Il rilancio dell'economia. Punti centrali saranno la formazione e la riqualificazione del personale
Veneto, patto da 2,5 miliardi
Marco Alfieri
MILANO
Non è la soluzione della crisi, certo: ma un buon viatico per garantire sostegno al reddito dei lavoratori, facendo sistema, sicuramente.
Si tratta dell'accordo siglato l'altro giorno tra Regione Veneto e parti sociali per anticipare e spendere subito la quota che spetta al Veneto, pari a 2,5 miliardi di euro 2008-2013, di fondi sociali europei e Fas. L'Ue, vista la crisi in corso, permette agli stati membri di anticiparli sul sostegno all'economia invece che spenderli "splittati" sui prossimi sei anni. Ma devono essere le regioni ad attivare la richiesta. Il Veneto lo ha fatto, appunto, d'intesa coi sindacati. I quali, ammette Franca Porto, segretario regionale della Cisl, si dicono «molto soddisfatti della condivisione che, per la prima volta, sta attuando la giunta Galan». In particolare, il protocollo impegna la Regione a concertare col sindacato un patto per lo sviluppo che dia valore al lavoro, alle imprese e all'innovazione. Sugli ammortizzatori sociali, Venezia s'impegna ad attivarsi nei confronti del ministero del Lavoro per ottenere l'estensione garantita a tutte le tipologie di lavoratori. Tramite gli enti bilaterali del Veneto saranno poi potenziate le risorse destinate al sostegno dei redditi. E sempre al ministero sarà richiesto di assegnare risorse per gli ammortizzatori proporzionate al peso delle attività economiche venete.
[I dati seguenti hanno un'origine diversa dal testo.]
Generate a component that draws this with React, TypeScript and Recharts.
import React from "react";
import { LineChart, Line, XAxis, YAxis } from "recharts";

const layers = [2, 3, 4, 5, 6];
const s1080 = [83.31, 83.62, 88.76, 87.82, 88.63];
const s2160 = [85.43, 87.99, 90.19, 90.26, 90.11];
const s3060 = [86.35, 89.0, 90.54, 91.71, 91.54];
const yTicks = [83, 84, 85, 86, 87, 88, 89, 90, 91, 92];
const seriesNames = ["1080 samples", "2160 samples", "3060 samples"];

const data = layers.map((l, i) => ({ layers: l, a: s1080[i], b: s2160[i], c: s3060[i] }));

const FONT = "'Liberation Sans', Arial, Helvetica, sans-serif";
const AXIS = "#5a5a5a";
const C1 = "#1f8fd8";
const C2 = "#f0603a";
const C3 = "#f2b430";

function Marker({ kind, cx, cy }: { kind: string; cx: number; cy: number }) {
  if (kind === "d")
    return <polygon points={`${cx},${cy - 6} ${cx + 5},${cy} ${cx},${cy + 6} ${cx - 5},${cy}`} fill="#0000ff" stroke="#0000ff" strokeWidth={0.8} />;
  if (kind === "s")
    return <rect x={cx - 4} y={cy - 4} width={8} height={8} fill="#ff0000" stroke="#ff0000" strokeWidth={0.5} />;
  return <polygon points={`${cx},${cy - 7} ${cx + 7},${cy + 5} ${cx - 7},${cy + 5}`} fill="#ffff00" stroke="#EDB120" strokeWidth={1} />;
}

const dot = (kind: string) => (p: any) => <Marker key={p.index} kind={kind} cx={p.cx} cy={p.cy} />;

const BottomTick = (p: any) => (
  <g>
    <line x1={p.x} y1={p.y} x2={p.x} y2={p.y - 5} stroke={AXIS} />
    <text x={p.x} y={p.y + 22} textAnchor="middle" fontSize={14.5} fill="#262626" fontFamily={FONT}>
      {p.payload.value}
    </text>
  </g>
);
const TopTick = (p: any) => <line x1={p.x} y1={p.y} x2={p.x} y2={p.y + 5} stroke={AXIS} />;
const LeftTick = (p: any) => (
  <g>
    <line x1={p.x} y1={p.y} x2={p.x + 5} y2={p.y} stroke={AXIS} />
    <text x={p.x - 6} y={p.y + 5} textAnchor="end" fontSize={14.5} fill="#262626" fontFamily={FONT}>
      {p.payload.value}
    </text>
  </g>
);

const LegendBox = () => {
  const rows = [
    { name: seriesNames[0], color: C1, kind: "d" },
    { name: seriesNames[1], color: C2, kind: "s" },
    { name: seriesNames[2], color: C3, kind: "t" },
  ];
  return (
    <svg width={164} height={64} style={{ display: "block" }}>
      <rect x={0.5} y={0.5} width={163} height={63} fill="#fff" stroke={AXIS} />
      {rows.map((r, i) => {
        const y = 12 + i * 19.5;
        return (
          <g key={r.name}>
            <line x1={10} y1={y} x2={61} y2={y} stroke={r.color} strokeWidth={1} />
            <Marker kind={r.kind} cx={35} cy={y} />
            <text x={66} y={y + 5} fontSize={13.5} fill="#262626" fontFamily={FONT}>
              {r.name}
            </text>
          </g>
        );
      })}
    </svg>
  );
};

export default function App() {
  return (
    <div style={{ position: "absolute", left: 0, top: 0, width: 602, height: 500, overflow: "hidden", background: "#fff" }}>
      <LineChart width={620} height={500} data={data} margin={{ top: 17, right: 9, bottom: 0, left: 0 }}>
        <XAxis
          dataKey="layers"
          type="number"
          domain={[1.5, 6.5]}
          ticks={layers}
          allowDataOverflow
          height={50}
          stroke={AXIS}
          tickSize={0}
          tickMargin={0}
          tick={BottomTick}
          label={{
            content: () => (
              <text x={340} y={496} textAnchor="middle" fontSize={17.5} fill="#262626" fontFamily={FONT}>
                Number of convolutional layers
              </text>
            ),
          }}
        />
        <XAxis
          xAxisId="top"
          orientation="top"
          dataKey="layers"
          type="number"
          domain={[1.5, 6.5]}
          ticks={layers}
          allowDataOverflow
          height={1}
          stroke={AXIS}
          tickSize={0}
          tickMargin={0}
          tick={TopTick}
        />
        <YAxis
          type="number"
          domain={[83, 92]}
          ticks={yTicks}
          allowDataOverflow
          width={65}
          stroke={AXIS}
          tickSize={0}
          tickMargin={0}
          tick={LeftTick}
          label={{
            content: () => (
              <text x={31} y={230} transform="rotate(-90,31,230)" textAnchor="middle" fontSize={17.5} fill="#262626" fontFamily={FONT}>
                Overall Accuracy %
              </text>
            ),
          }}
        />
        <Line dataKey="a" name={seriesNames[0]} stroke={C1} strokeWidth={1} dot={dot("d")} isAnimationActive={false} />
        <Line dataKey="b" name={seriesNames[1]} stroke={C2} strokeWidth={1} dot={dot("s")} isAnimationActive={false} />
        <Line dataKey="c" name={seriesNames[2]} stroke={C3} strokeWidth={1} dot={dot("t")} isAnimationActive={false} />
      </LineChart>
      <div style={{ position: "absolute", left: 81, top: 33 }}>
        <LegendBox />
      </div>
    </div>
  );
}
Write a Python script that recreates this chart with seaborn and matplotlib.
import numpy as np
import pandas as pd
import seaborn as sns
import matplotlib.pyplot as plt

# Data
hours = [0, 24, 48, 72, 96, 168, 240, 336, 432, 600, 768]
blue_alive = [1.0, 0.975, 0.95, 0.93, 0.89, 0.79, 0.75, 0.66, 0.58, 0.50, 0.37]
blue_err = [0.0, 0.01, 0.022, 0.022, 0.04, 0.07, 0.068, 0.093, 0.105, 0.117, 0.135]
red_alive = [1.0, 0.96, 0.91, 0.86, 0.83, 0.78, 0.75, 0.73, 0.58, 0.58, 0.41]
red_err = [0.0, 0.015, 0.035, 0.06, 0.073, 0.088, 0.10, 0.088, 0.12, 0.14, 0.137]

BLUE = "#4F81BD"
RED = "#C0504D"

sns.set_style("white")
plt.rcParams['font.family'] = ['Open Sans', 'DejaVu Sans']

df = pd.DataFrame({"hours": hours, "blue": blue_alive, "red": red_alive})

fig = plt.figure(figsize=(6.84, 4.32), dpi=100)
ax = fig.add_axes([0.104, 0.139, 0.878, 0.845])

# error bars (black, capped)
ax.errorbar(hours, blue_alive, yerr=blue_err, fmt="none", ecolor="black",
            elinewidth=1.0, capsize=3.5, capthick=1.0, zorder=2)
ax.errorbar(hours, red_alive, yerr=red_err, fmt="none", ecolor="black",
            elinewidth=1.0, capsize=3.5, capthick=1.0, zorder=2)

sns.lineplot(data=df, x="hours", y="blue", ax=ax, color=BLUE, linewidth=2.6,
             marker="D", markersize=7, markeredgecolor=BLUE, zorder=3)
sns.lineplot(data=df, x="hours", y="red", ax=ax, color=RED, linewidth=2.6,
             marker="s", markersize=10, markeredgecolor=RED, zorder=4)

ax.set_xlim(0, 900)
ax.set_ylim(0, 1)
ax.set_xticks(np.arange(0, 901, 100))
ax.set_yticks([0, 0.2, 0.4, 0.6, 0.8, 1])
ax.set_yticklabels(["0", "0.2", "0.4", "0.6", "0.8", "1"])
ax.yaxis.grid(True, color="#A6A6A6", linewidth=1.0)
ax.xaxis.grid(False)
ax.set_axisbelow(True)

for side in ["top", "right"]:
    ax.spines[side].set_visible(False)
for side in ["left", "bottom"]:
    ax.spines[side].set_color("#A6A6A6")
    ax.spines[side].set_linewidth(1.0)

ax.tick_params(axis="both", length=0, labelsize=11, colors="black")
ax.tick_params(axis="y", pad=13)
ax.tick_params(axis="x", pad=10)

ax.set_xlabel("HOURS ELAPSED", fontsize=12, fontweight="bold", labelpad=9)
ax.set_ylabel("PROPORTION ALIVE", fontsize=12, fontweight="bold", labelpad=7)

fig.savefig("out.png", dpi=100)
Su formazione/riqualificazione, invece, una parte delle risorse dei fondi per la formazione verranno orientati per i corsi di riqualificazione dei lavoratori in mobilità e sul re-impiego in chiave di workfare, più che di vecchio welfare. Insomma un accordo che incrocia, paradossalmente, un positivo pragmatismo dei sindacati locali. Sarà che vivono in contesti a capitalismo diffuso dove il lavorare e il produrre è un tutt'uno e se non sei flessibile diventi residuale: ma in queste settimane in Veneto è più facile trovare sindacalisti relativamente ottimisti che imprenditori. Spiega sempre Franca Porto «che per ora stiamo vivendo la somma di due passaggi: da un lato l'incapacità, esplosa nel 2000, di far crescere la produttività unitaria perché in fondo restiamo i cinesi d'Europa. Dall'altro siamo andati così bene nell'ultimo triennio, qui in Veneto, che adesso è arrivato un rallentamento, almeno in parte fisiologico».
«Certo è esplosa la Cig, i dati sono preoccupanti. Ma non ci sono ancora elementi tali da farci dire che stiamo entrando in una situazione catastrofica», ragiona Bruno Anastasia, direttore di Veneto Lavoro. «Non c'è dubbio che siamo davanti ad una crisi strutturale. Ma sull'estensione e la profondità non ci sono ancora evidenze, bisogna aspettare il primo trimestre 2009». Prendiamo i licenziamenti. Veneto Lavoro sta aggiornando gli ultimi dati. La stima è che nel 2008 ce ne sono stati circa 20mila. È un numero importante, ma nel 2007 ce ne sono stati comunque 13mila. Non si partiva da zero.
«Mentre mi sembra che, mediaticamente, ci sia quasi la necessità ad evocarla, la crisi, più che monitorarla», conclude Anastasia. «Attenzione a fare terrorismo psicologico, perché le aspettative sono parte delle dinamiche economiche».